Governo deve ficar ao lado do povo, não do Congresso

Hélio Doyle, Blog: Hélio Doyle

"Muita gente achava que uma das consequências das manifestações de rua de junho de 2013 seria uma mudança de peso nas práticas políticas. Naquele momento, e pesquisas mostraram isso, boa parcela da população estava dando um recado claro: vocês, governo e políticos, não nos representam. Estava colocada em xeque a representatividade das instituições políticas e de seus atores.

O que vinha acontecendo no mundo parecia dar respaldo a essa expectativa de renovação. Os indignados na Espanha, o Occupy Wall Street, movimentos de protesto em diversos países sob a bandeira da reação às políticas de austeridade impostas pelo poder econômico e da mudança radical dos métodos de fazer política. Surgiram o Podemos na Espanha, o Syriza na Grécia. Enfim, dizia-se claramente que havia uma crise de representatividade política em vários países.

No Brasil, porém, nada aconteceu. A ação violenta de black blocs afastou muita gente das ruas, as manifestações acabaram ou ficaram restritas a pequenos grupos e assim os políticos puderam ignorar o sentimento de mudança e continuar com seus velhos métodos. As eleições de 2014 se deram nas mesmas circunstâncias das anteriores: forte presença do poder econômico, legal ou ilegalmente; táticas marqueteiras, bem ou mal sucedidas, fundadas na enganação e na ilusão; e discursos vazios e inconsistentes dos candidatos.

A agressividade da campanha no primeiro turno, especialmente quando se via o favoritismo de Marina Silva, e a polarização da campanha quando Dilma e Aécio ficaram frente a frente, continuam até hoje. Juntaram-se diversos fatores para levar a população ao enorme descontentamento que existe hoje: a crise econômica e financeira, escondida durante a campanha; as denúncias de corrupção, envolvendo pessoas ligadas a partidos governistas e ao próprio governo; o conservadorismo de elites descontentes com a perspectiva de mais quatro anos de governo petista. Os líderes oposicionistas, especialmente os tucanos, aproveitaram desse caldo para acirrar o clima político, impedir a superação da crise, inviabilizar o governo e promover sua derrubada, por impeachment ou renúncia da presidente.

Criou-se, assim, a ideia de que se o governo for derrubado tudo estará resolvido – a crise será superada com medidas que não prejudicarão a população e a corrupção acabará. Qualquer um que acompanhe a política brasileira sabe que não acontecerá nem uma coisa nem outra, é puro estelionato. Em um governo com hegemonia do PMDB e dos tucanos, a crise será enfrentada nos moldes neoliberais e conservadores, e a corrupção aumentará em progressão geométrica.

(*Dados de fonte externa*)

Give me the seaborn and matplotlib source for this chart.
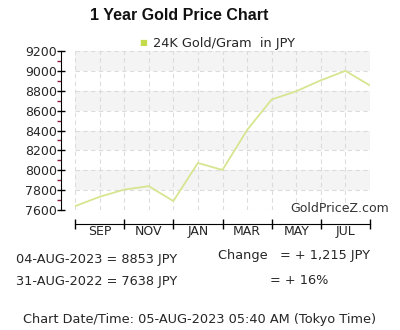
import numpy as np
import pandas as pd
import matplotlib
matplotlib.use("Agg")
import matplotlib.pyplot as plt
import seaborn as sns
from matplotlib.ticker import MultipleLocator, FixedLocator

# 数据
point_idx = list(range(13))
prices = [7638, 7733, 7805, 7840, 7690, 8073, 8003, 8405, 8712, 8795, 8905, 9000, 8853]
month_labels = ["SEP", "NOV", "JAN", "MAR", "MAY", "JUL"]
month_pos = [1, 3, 5, 7, 9, 11]
series_name = "24K Gold/Gram  in JPY"

df = pd.DataFrame({"idx": point_idx, "price": prices})

sns.set_style("white")
plt.rcParams['font.family'] = ['DejaVu Sans']

fig = plt.figure(figsize=(4, 3.3), dpi=100, facecolor='white')
ax = fig.add_axes([75 / 400, 1 - 210 / 330, 295 / 400, 159 / 330])

# 交替灰色背景带
for lo in [7800, 8200, 8600, 9000]:
    ax.axhspan(lo, lo + 200, color='#f4f4f4', zorder=0, lw=0)

sns.lineplot(data=df, x="idx", y="price", ax=ax, color='#d6e690', lw=1.3,
             label=series_name, legend=False, zorder=3)

ax.set_xlim(0, 12)
ax.set_ylim(7600, 9200)
ax.set_xlabel("")
ax.set_ylabel("")

# x 轴
ax.xaxis.set_major_locator(FixedLocator(range(0, 13, 2)))
ax.xaxis.set_minor_locator(FixedLocator(month_pos))
ax.set_xticklabels([""] * 7)
ax.set_xticks(month_pos, month_labels, minor=True)
ax.tick_params(axis='x', which='both', bottom=True)
ax.tick_params(axis='x', which='major', direction='inout', length=7, width=1, color='black')
ax.tick_params(axis='x', which='minor', length=0, pad=1, labelsize=9)

# y 轴
ax.yaxis.set_major_locator(MultipleLocator(200))
ax.yaxis.set_minor_locator(MultipleLocator(100))
ax.tick_params(axis='y', which='both', left=True)
ax.tick_params(axis='y', which='major', direction='inout', length=6, width=1,
               color='black', labelsize=9, pad=0)
ax.tick_params(axis='y', which='minor', direction='out', length=3, width=1, color='#8b2040')

ax.grid(axis='x', which='both', color='#dcdcdc', ls=(0, (4, 3)), lw=0.8, zorder=1)
ax.grid(axis='y', which='major', color='#dcdcdc', ls=(0, (4, 3)), lw=0.8, zorder=1)

for s in ['top', 'right']:
    ax.spines[s].set_visible(False)
ax.spines['left'].set_position(('outward', 10))
ax.spines['bottom'].set_position(('outward', 10))
ax.spines['left'].set_color('black')
ax.spines['bottom'].set_color('black')

# 标题与图例
fig.text(179 / 400, 1 - 16 / 330, "1 Year Gold Price Chart", ha='center', va='center',
         fontsize=11.5, fontweight='bold', color='#111111', family='Liberation Sans')
fig.text(143 / 400, 1 - 43 / 330, "\u25a0", ha='center', va='center', fontsize=6,
         color='#c4da4a')
fig.text(153 / 400, 1 - 43 / 330, series_name, ha='left', va='center', fontsize=9.3)

# 水印
fig.text(389 / 400, 1 - 209 / 330, "GoldPriceZ.com", ha='right', va='center',
         fontsize=9, color='#333333')

# 底部文字
fs = 9.3
fig.text(16 / 400, 1 - 259 / 330, "04-AUG-2023 = 8853 JPY", ha='left', va='center', fontsize=fs)
fig.text(16 / 400, 1 - 281 / 330, "31-AUG-2022 = 7638 JPY", ha='left', va='center', fontsize=fs)
fig.text(218 / 400, 1 - 256 / 330, "Change   = + 1,215 JPY", ha='left', va='center', fontsize=fs)
fig.text(270 / 400, 1 - 281 / 330, "= + 16%", ha='left', va='center', fontsize=fs)
fig.text(200 / 400, 1 - 319 / 330, "Chart Date/Time: 05-AUG-2023 05:40 AM (Tokyo Time)",
         ha='center', va='center', fontsize=fs)

fig.savefig("out.png", dpi=100, facecolor='white')
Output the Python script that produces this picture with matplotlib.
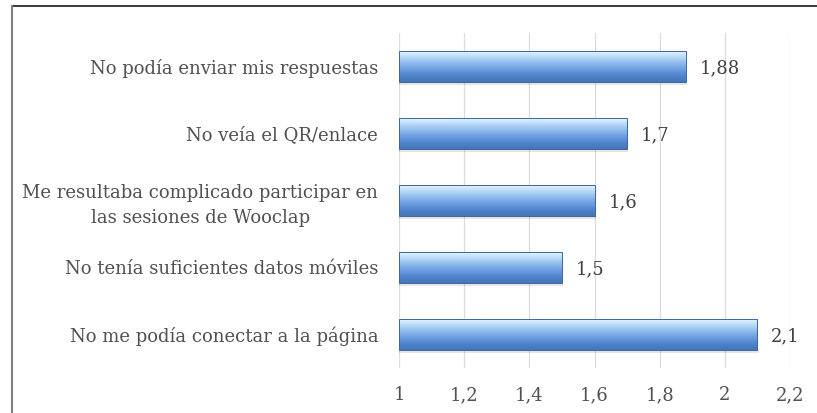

Grande parte da população, porém, insuflada pelo sectarismo dos líderes tucanos, da direita e dos fascistas que saíram do armário, em uma perfeita aliança antidemocrática, está acreditando nisso. O governo e seus aliados, hoje minoritários na sociedade, não estão sabendo confrontar esses adversários. A dificuldade começa na falta de unidade, especialmente por causa da natureza do ajuste fiscal que o governo promove, continua numa sucessão inacreditável (e inadmissível) de erros de estratégia e de ação política e se torna mais grave porque os defensores do mandato de Dilma optaram por combater os adversários com os métodos da velha política – deixando, a eles, a argumentação de que representam aquela renovação pregada nas manifestações de 2013 e que ainda permanece em grande parte da população.

Os que querem derrubar Dilma representam a velha e a velhíssima política, são o que há de pior na política brasileira, mas capitalizam o descontentamento das pessoas que estão saturadas da corrupção e das velhas práticas. Até porque, tendo como aliados também alguns dos piores e mais corruptos quadros políticos do país, o governo insiste justamente nas velhas práticas, como o loteamento de ministérios e cargos, para tentar evitar ser derrubado. Cooptando parlamentares na base do toma lá dá cá pode até impedir que a oposição tenha os votos para o impeachment, mas continuará perdendo a opinião pública. E se o descontentamento se radicalizar mais, os parlamentares mandarão as benesses às favas e derrubarão o governo.

Os estrategistas do governo não estão entendendo o quadro em sua profundidade e concentram seus esforços em salvar o mandato, acreditando na barganha com parlamentares como a solução. Acontece que, no Congresso fortalecido pelo enfraquecimento do Executivo, agrada-se a alguns e desagrada-se a muitos. E os cofres dos parlamentares não têm fundo.
A saída para o governo é trazer o povo para seu lado, não o Congresso."